What to do:
Start at the line holding "Convert this chart", stop at the line holding "const data = categories.map((name, i)", and repeat those lines exactly, both ends included; skip the pictures.

Recorded information:
§ §

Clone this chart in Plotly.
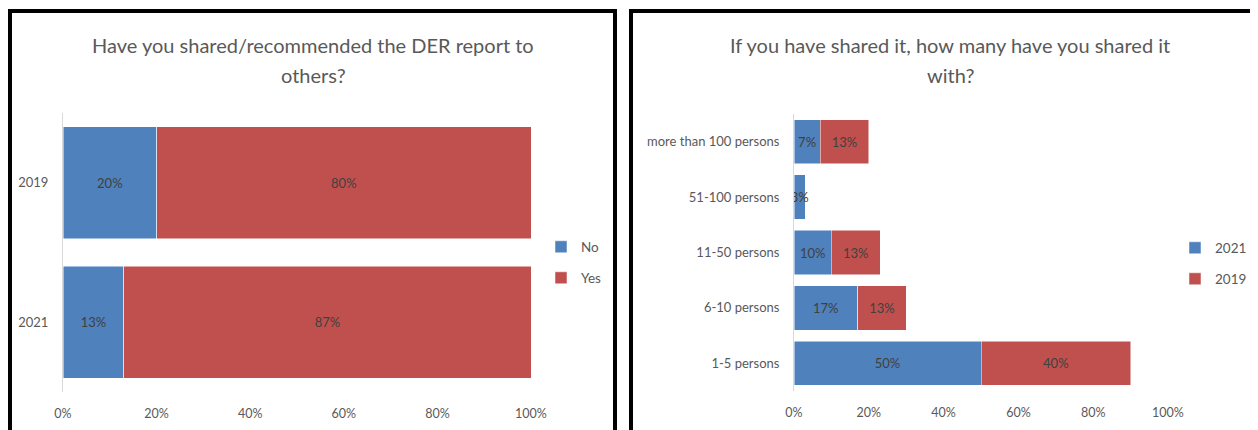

§ §

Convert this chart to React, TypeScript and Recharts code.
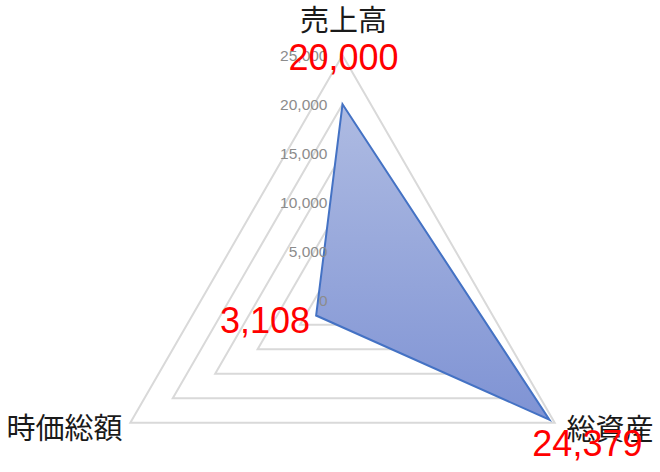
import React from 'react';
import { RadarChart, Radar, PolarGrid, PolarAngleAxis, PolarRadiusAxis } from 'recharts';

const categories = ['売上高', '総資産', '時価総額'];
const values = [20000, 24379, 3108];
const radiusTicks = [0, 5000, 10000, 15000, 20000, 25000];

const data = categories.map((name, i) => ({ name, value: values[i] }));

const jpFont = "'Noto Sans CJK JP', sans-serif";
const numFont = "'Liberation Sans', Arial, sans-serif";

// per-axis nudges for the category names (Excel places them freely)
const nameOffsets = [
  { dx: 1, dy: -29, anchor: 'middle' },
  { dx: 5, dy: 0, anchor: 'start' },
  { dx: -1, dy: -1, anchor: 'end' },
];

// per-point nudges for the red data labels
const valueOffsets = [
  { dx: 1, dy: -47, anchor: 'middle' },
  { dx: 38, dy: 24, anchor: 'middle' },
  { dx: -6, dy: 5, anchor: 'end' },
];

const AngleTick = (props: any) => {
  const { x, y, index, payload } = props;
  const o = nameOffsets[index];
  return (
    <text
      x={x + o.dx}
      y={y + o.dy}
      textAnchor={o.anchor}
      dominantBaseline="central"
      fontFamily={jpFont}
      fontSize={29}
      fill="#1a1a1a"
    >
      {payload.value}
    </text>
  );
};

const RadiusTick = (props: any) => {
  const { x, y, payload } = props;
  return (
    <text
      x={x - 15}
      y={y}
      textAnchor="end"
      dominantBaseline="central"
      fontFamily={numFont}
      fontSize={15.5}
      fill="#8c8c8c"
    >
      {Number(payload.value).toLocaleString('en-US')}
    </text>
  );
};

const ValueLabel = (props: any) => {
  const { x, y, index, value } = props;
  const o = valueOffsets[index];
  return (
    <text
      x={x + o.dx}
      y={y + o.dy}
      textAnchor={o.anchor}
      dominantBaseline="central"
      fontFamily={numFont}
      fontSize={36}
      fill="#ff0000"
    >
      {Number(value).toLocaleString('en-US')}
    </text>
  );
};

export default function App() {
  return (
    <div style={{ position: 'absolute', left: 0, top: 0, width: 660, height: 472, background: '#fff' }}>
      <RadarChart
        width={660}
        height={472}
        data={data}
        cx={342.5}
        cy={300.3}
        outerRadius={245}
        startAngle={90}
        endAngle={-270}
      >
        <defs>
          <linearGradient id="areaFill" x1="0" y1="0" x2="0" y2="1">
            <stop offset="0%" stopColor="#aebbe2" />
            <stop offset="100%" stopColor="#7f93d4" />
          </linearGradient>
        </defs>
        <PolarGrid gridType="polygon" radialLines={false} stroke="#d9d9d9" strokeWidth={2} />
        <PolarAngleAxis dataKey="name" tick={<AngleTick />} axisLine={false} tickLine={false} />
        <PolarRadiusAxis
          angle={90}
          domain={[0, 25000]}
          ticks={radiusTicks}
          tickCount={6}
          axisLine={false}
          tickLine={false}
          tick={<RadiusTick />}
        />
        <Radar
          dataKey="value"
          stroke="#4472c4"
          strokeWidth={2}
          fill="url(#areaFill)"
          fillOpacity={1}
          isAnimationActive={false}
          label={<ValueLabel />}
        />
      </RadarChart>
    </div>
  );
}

§ §

Solution to the exercise:
Convert this chart to React, TypeScript and Recharts code.
import React from 'react';
import { RadarChart, Radar, PolarGrid, PolarAngleAxis, PolarRadiusAxis } from 'recharts';

const categories = ['売上高', '総資産', '時価総額'];
const values = [20000, 24379, 3108];
const radiusTicks = [0, 5000, 10000, 15000, 20000, 25000];

const data = categories.map((name, i) => ({ name, value: values[i] }));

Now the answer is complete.